> [What to do] Scan the data below and pick out the lines containing the word "this".

• • •

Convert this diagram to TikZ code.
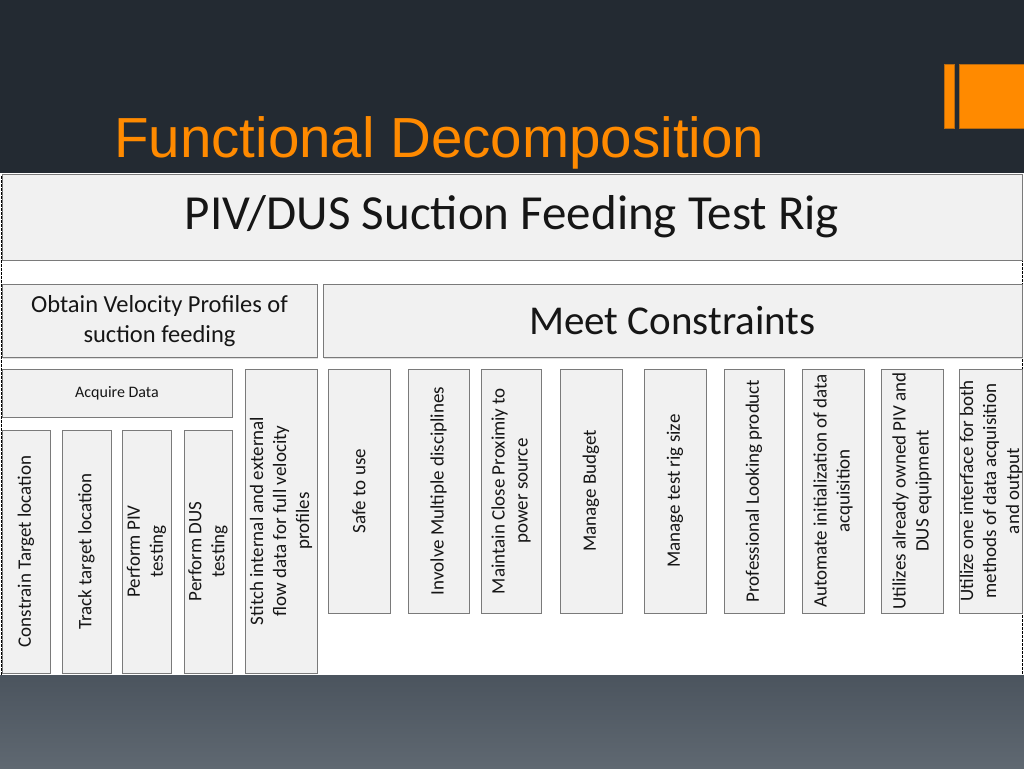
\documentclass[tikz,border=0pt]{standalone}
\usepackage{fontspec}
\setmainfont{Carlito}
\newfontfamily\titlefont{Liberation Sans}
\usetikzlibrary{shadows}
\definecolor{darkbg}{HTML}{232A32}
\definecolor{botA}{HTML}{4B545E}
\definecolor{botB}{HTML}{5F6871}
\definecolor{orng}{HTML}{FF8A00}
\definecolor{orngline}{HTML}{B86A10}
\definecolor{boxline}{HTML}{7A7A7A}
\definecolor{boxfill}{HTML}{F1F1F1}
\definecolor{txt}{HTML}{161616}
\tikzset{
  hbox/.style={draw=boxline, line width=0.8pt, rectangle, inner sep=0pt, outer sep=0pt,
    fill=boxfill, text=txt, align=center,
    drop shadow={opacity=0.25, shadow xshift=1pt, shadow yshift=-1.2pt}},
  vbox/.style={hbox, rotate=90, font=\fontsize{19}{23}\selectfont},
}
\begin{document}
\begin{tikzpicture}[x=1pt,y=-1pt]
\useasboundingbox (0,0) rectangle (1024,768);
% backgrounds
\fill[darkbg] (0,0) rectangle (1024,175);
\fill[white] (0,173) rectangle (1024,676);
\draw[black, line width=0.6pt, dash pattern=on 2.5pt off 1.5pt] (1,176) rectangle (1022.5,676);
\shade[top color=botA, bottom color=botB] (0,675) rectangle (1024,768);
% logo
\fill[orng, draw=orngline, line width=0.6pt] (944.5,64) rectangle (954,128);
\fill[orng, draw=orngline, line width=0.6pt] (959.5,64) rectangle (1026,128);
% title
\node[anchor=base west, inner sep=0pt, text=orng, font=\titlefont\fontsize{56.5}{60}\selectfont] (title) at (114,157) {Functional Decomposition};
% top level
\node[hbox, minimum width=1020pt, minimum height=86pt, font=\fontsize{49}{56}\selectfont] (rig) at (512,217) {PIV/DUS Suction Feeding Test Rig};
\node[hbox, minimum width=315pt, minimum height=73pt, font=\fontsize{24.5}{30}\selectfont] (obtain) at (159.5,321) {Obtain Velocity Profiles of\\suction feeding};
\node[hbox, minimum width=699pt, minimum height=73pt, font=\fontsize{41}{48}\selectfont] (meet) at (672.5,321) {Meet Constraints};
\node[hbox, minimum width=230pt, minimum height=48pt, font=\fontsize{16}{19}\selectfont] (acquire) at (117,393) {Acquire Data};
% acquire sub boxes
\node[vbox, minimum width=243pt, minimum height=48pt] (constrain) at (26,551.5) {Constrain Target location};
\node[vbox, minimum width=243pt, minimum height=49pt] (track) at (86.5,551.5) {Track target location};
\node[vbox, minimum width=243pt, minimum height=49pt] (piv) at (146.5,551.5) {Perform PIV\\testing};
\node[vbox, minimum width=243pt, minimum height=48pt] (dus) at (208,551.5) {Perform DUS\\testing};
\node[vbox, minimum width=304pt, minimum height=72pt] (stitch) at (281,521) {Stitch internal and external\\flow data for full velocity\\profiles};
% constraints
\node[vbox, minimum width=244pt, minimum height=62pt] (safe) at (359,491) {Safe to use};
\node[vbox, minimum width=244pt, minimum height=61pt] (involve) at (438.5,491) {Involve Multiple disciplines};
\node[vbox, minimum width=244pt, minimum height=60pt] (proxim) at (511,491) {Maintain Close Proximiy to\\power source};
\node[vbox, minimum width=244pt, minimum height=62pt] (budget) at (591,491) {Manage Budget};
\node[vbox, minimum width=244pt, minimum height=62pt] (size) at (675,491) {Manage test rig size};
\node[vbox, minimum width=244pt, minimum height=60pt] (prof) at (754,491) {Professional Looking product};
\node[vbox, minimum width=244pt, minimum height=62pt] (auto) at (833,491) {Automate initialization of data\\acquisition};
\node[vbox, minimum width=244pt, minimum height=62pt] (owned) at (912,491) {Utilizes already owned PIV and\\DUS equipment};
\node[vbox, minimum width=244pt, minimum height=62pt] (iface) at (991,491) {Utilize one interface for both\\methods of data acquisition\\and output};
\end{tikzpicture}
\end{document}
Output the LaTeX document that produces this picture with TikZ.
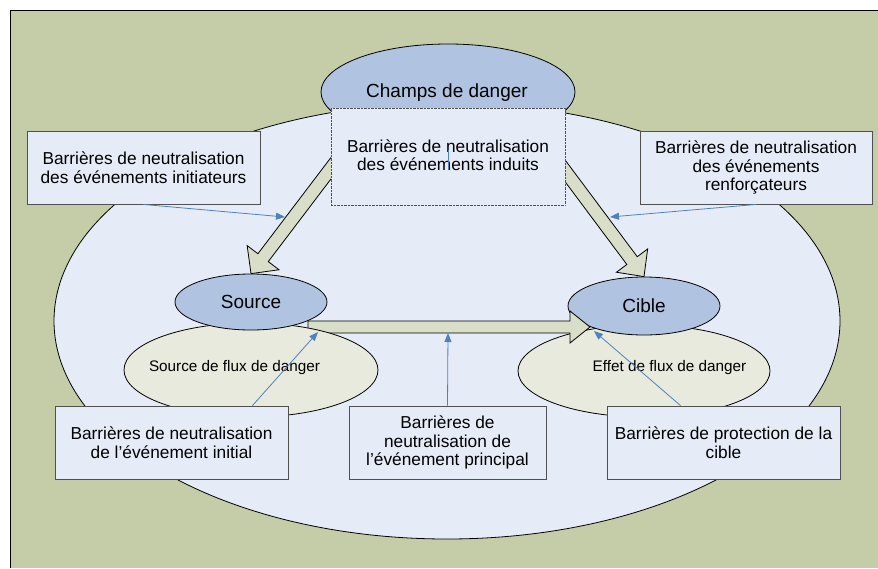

• • •

> [Result below]
Convert this diagram to TikZ code.
Output the LaTeX document that produces this picture with TikZ.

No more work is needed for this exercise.